On the Relevance of Peptide Sequence Permutations in Shotgun Proteomics Studies

In collision-induced dissociation (CID) of peptides, it has been observed that rearrangement processes can take place that appear to permute/scramble the original primary structure, which may in principle adversely affect peptide identification. Here, an analysis of sequence permutation in tandem mass spectra is presented for a previously published proteomics study on P. aeruginosa (Scherl et al., J. Am. Soc. Mass Spectrom. 2008, 19, 891) conducted using an LTQ-orbitrap. Overall, 4878 precursor ions are matched by considering the accurate mass (i.e., < 5 ppm) of the precursor ion and at least one fragment ion that confirms the sequence. The peptides are then grouped into higher- and lower-confidence data sets, using five fragment ions as a cutoff for higher-confidence identification. It is shown that the propensity for sequence permutation increases with the length of the tryptic peptide in both data sets.

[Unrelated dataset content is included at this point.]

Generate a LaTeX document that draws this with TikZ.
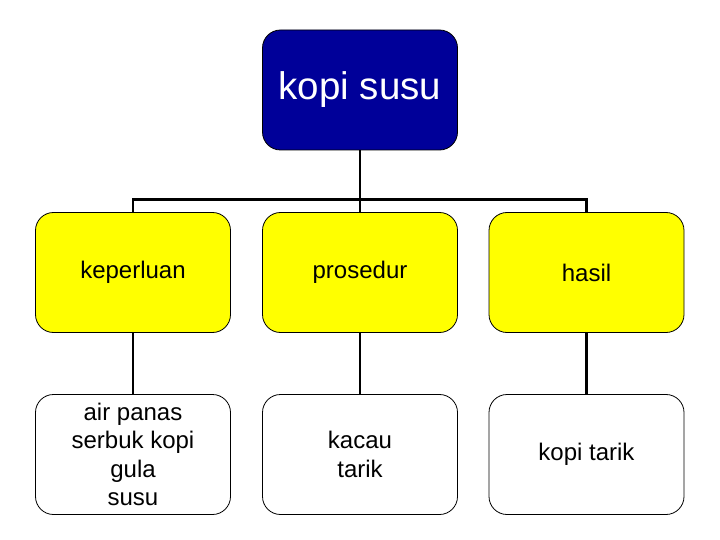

A higher charge state (i.e., 3+ vs 2+) also appears to correlate with a higher appearance of permuted masses for larger peptides. The ratio of these permuted sequence ions, compared to all tandem mass spectral peaks, reaches similar to 25% in the higher-confidence data set, compared to an estimated incidence of false positives for permuted masses (maximum similar to 8%), based on a null-hypothesis decoy data set.